* **Aim**
In the lines below, output everything from the first line through the line containing "wwz_ticks = list(range(4, 33))" exactly as it is. Pictures are not part of the output.

* **Available data**
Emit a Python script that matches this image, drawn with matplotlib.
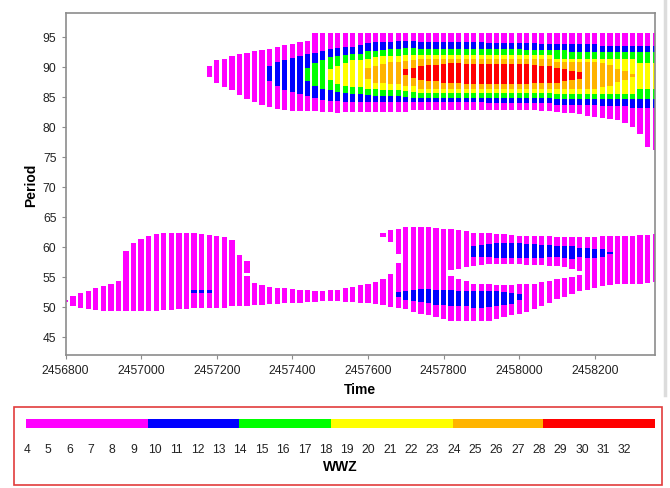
import numpy as np
import matplotlib
matplotlib.use('Agg')
import matplotlib.pyplot as plt
from matplotlib.patches import Rectangle
from matplotlib.lines import Line2D

plt.rcParams['font.family'] = ['Liberation Sans', 'DejaVu Sans']

# time grid of the WWZ columns (step 20 days)
time = np.arange(2456800, 2458361, 20)

# WWZ level colours and colour bar bounds
level_colors = ['#ff00ff', '#0000ff', '#00ff00', '#ffff00', '#ffb400', '#ff0000']
level_bounds = [3.95, 9.67, 13.95, 18.24, 23.96, 28.2, 33.4]
wwz_ticks = list(range(4, 33))

# ---- upper structure (period ~ 76-96) ----
up_mag_cols = list(range(19, 79))
up_mag_hi = [90.2, 91.1, 91.4, 91.9, 92.2, 92.4, 92.7, 92.8, 93.0, 93.4, 93.6, 93.8, 94.1, 94.3] + [95.7]*46
up_mag_lo = ([88.4, 87.4, 86.7, 86.1, 85.4, 84.7, 84.1, 83.7, 83.4, 83.0, 82.8, 82.7, 82.6, 82.6, 82.6, 82.5, 82.5, 82.4]
             + [82.5]*9 + [82.9]*17
             + [82.7, 82.6, 82.5, 82.4, 82.3, 82.1, 81.9, 81.7, 81.5, 81.3, 81.1, 80.7, 80.0, 78.8, 76.6, 76.1])

up_blue_cols = list(range(27, 79))
up_blue_hi = ([90.1, 90.8, 91.2, 91.5, 91.9, 92.2, 92.4, 92.7, 93.0, 93.2, 93.3, 93.4, 93.6, 94.0, 94.1, 94.2, 94.2, 94.3, 94.3, 94.3]
              + [94.2]*9 + [94.0]*7 + [93.8]*8 + [93.5]*8)
up_blue_lo = ([87.7, 86.9, 86.2, 85.9, 85.5, 85.1, 84.8, 84.5, 84.4, 84.3, 84.2]
              + [84.1]*18 + [84.0]*9 + [83.7]*6 + [83.5]*4 + [83.2]*4)

up_green_cols = list(range(32, 79))
up_green_hi = ([89.9, 90.7, 91.2, 91.6, 91.9, 92.0, 92.2, 92.2, 92.6, 92.7, 92.9, 93.0, 93.0, 93.1, 93.1]
               + [93.0]*14 + [92.8]*6 + [92.5]*12)
up_green_lo = ([87.7, 86.9, 86.3, 86.1, 85.9, 85.7, 85.5, 85.5, 85.3, 85.2, 85.2, 85.1, 85.1, 85.0, 84.9]
               + [84.9]*18 + [84.7]*14)

up_yellow_cols = list(range(35, 79))
up_yellow_hi = ([89.7, 90.2, 90.7, 91.1, 91.1, 91.4, 91.6, 91.8, 91.9, 91.9, 92.0, 92.0]
                + [92.0]*18 + [91.3]*11 + [90.6]*3)
up_yellow_lo = ([87.9, 87.2, 86.9, 86.6, 86.6, 86.3, 86.3, 86.2, 86.1, 86.1, 86.0, 85.8]
                + [85.7]*18 + [85.5]*11 + [86.3]*3)

up_orange_cols = list(range(40, 76))
up_orange_hi = [89.9, 90.2, 90.5, 90.8, 90.9, 91.0, 91.2] + [91.3]*18 + [90.8]*6 + [90.6, 90.3, 89.7, 89.4, 88.8]
up_orange_lo = [88.0, 87.4, 87.3, 87.2, 87.2, 86.9, 86.9] + [86.3]*18 + [86.3]*6 + [86.6, 86.9, 87.5, 87.8, 88.3]

up_red_cols = list(range(45, 69))
up_red_hi = [89.7, 89.9, 90.1, 90.3, 90.4, 90.5, 90.6, 90.6] + [90.5]*9 + [90.3, 90.2, 90.1, 89.9, 89.7, 89.4, 89.1]
up_red_lo = [88.6, 88.2, 87.9, 87.7, 87.6, 87.4, 87.4, 87.3] + [87.2]*9 + [87.3, 87.4, 87.4, 87.4, 87.7, 87.9, 88.0]

# ---- lower structure (period ~ 47-64) ----
low_cols = list(range(0, 79))
low_lo = [50.9, 50.1, 49.8, 49.7, 49.5, 49.4, 49.4, 49.4, 49.4, 49.4,
          49.4, 49.4, 49.4, 49.5, 49.5, 49.7, 49.7, 49.8, 49.8, 49.9,
          49.9, 49.9, 50.1, 50.1, 50.2, 50.3, 50.4, 50.5, 50.5, 50.6,
          50.6, 50.7, 50.8, 50.9, 51.0, 51.0, 51.0, 50.9, 50.8, 50.7,
          50.7, 50.5, 50.3, 50.0, 49.9, 49.6, 49.1, 48.8, 48.6, 48.3,
          48.0, 47.7, 47.6, 47.6, 47.6, 47.6, 47.7, 48.0, 48.3, 48.6,
          48.8, 49.1, 49.6, 50.1, 50.6, 51.3, 51.6, 52.1, 52.7, 52.9,
          53.2, 53.5, 53.6, 53.8, 53.8, 53.8, 53.8, 54.0, 54.1]
low_hi = [51.2, 51.9, 52.3, 52.7, 53.2, 53.5, 53.9, 54.4, 59.4, 60.6,
          61.3, 61.8, 62.2, 62.3, 62.4, 62.4, 62.4, 62.3, 62.2, 62.0,
          61.8, 61.6, 61.2, 58.7, 55.1, 54.0, 53.7, 53.4, 53.2, 53.1,
          53.0, 52.8, 52.8, 52.7, 52.7, 52.8, 52.9, 53.1, 53.4, 53.6,
          53.8, 54.1, 54.7, 55.5, 57.4, 63.3, 63.3, 63.4, 63.3, 63.1,
          63.0, 55.2, 54.7, 54.4, 53.9, 53.9, 53.8, 53.7, 53.7, 53.7,
          53.8, 53.8, 53.9, 54.1, 54.4, 54.6, 54.8, 55.0, 55.4, 61.6,
          61.7, 61.8, 61.8, 61.8, 61.9, 61.9, 62.0, 62.0, 62.2]

# pieces above the gaps
split_cols = [24, 42, 43, 44] + list(range(51, 69))
split_lo = [55.6, 61.6, 60.9, 58.8, 56.1, 56.4, 56.6, 56.9, 57.0, 57.2, 57.2, 57.2, 57.2, 57.2,
            57.0, 57.0, 57.0, 56.9, 56.9, 56.6, 56.4, 56.0]
split_hi = [57.6, 62.3, 62.8, 63.0, 63.0, 62.8, 62.6, 62.4, 62.4, 62.3, 62.2, 62.2, 62.0, 61.9,
            61.9, 61.8, 61.8, 61.8, 61.6, 61.6, 61.6, 61.6]

# blue bands of the lower structure
lb_cols = [17, 18, 19] + list(range(44, 61))
lb_lo = [52.4, 52.4, 52.4, 51.7, 51.2, 51.0, 50.9, 50.6, 50.4, 50.3, 50.2, 50.2, 50.1, 49.9,
         49.9, 50.0, 50.2, 50.3, 50.5, 51.1]
lb_hi = [52.8, 52.8, 52.8, 52.5, 52.7, 52.9, 53.0, 53.0, 52.9, 52.9, 52.8, 52.7, 52.7, 52.7,
         52.6, 52.6, 52.6, 52.5, 52.4, 52.2]

ub_cols = list(range(54, 73))
ub_lo = [58.4, 58.4, 58.3, 58.2, 58.1, 58.1, 58.1, 58.1, 58.1, 58.1, 58.3, 58.3, 58.1, 58.0,
         58.3, 58.1, 58.2, 58.4, 58.8]
ub_hi = [60.1, 60.3, 60.5, 60.6, 60.7, 60.7, 60.6, 60.5, 60.5, 60.4, 60.4, 60.2, 60.2, 60.1,
         59.9, 59.8, 59.7, 59.6, 59.1]


fig = plt.figure(figsize=(6.7, 4.89), dpi=100)
ax = fig.add_axes([0.0978, 0.2726, 0.8802, 0.6988])


def draw(cols, lo, hi, color):
    lo = np.array(lo)
    hi = np.array(hi)
    ax.bar(time[cols], hi - lo, bottom=lo, width=14, color=color, linewidth=0)


draw(up_mag_cols, up_mag_lo, up_mag_hi, level_colors[0])
draw(up_blue_cols, up_blue_lo, up_blue_hi, level_colors[1])
draw(up_green_cols, up_green_lo, up_green_hi, level_colors[2])
draw(up_yellow_cols, up_yellow_lo, up_yellow_hi, level_colors[3])
draw(up_orange_cols, up_orange_lo, up_orange_hi, level_colors[4])
draw(up_red_cols, up_red_lo, up_red_hi, level_colors[5])

draw(low_cols, low_lo, low_hi, level_colors[0])
draw(split_cols, split_lo, split_hi, level_colors[0])
draw(lb_cols, lb_lo, lb_hi, level_colors[1])
draw(ub_cols, ub_lo, ub_hi, level_colors[1])

ax.set_xlim(2456800, 2458360)
ax.set_ylim(42.05, 99)
ax.set_xticks(np.arange(2456800, 2458201, 200))
ax.set_yticks(np.arange(45, 96, 5))
ax.xaxis.set_major_formatter(plt.FuncFormatter(lambda v, p: '%d' % v))
for s in ax.spines.values():
    s.set_color('#8c8c8c')
    s.set_linewidth(1.2)
ax.tick_params(axis='both', colors='#8c8c8c', labelcolor='#222222', labelsize=8.7, length=3, width=0.8)
ax.tick_params(axis='x', pad=4)
ax.set_xlabel('Time', fontsize=10, fontweight='bold', labelpad=4)
ax.set_ylabel('Period', fontsize=10, fontweight='bold', labelpad=3)

# panel edge at the right
fig.add_artist(Line2D([0.992, 0.992], [0.19, 1.0], transform=fig.transFigure, color='#dcdcdc', lw=2.5))

# colour bar legend in a red box
fig.add_artist(Rectangle((0.0209, 0.0061), 0.967, 0.1595, transform=fig.transFigure,
                         fill=False, edgecolor='#e23c3c', linewidth=1.2))
cax = fig.add_axes([0.0384, 0.1227, 0.9385, 0.0184])
widths = np.diff(level_bounds)
cax.barh(0, widths, left=level_bounds[:-1], height=1, color=level_colors, linewidth=0)
cax.set_xlim(level_bounds[0], level_bounds[-1])
cax.set_ylim(-0.5, 0.5)
cax.set_yticks([])
cax.set_xticks(wwz_ticks)
for s in cax.spines.values():
    s.set_visible(False)
cax.tick_params(axis='x', length=0, pad=11, labelsize=8.7, labelcolor='#222222')
cax.set_xlabel('WWZ', fontsize=10, fontweight='bold', labelpad=3)

fig.savefig('out.png', dpi=100)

* **Output of the exercise**
Emit a Python script that matches this image, drawn with matplotlib.
import numpy as np
import matplotlib
matplotlib.use('Agg')
import matplotlib.pyplot as plt
from matplotlib.patches import Rectangle
from matplotlib.lines import Line2D

plt.rcParams['font.family'] = ['Liberation Sans', 'DejaVu Sans']

# time grid of the WWZ columns (step 20 days)
time = np.arange(2456800, 2458361, 20)

# WWZ level colours and colour bar bounds
level_colors = ['#ff00ff', '#0000ff', '#00ff00', '#ffff00', '#ffb400', '#ff0000']
level_bounds = [3.95, 9.67, 13.95, 18.24, 23.96, 28.2, 33.4]
wwz_ticks = list(range(4, 33))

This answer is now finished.